Personally, I think it's probably for the best that China was able to seize Tibet and achieve a better strategic position as a sovereign nation. China is very, very Westernized these days, more than I like, but it's an independent state, one of very few on Earth today. If Tibet had to be sacrificed for that, well tough luck. Their culture was ok but not that interesting really, and at any rate that's the world we live in. And there's always pleasure in sticking it to USG and that insufferable contractor of theirs, the Dalai Lama.
Moldbug talked of the Patchwork of neocameralist nations. Pope Francis (!) talks of a Polyhedron of independent nations, all doing their thing. I think Scott Alexander had something similar. The idea of letting the hundreds flowers bloom, having a myriad cultures all doing their thing is of course a good and noble one. I'd rather we had more different cultures competing on this planet, instead of the rapidly declining death-cult of the modern Progressive state. I do feel Tibetans should be allowed to keep doing their monastery thing, dress in yellow, rape young monks and call Mongol mercenaries to burn rival monasteries. I find the Tibetan script to be very beautiful, even though they only use it to write pointless drivel. So I'm a little bit sorry that Tibetan culture couldn't survive. And most Chinese I know would rather Tibetans stayed home. Tibetans are rough, high-T, low IQ people. The gypsies of China, in a sense. They're also smooth with the ladies, good singers, dancers, and all that. They are a really, really bad fit in China. For everyone's benefit they should have their own country and stay there.

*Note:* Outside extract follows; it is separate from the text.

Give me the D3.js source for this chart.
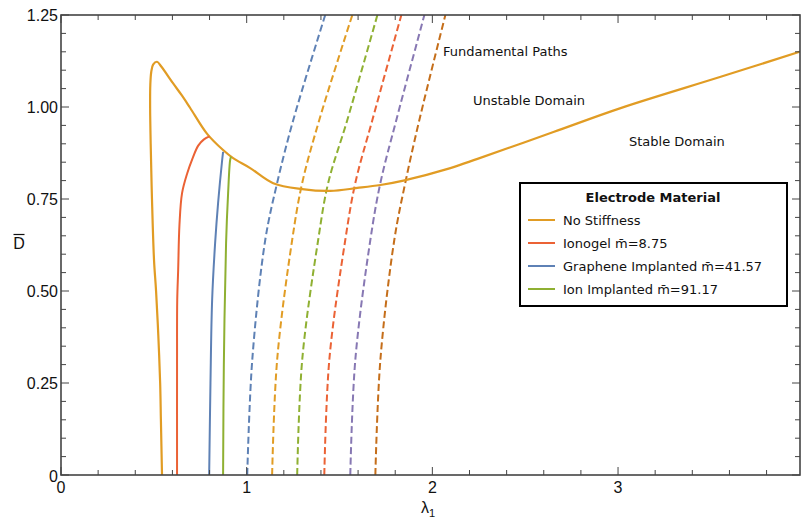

Alas, this is the world we live on. There's this thing called politics, and yes, foreign policy too. Bad people exist, they do bad things, and they force others to do bad things, sometimes preemptively, lest they do bad things to them first. Often it's not very clear what is bad or whether it's going to actually happen. Often foreign policy is used just as a way of achieving internal power. Shit happens. It will always happen. We can't wish it away. All we can do is study it.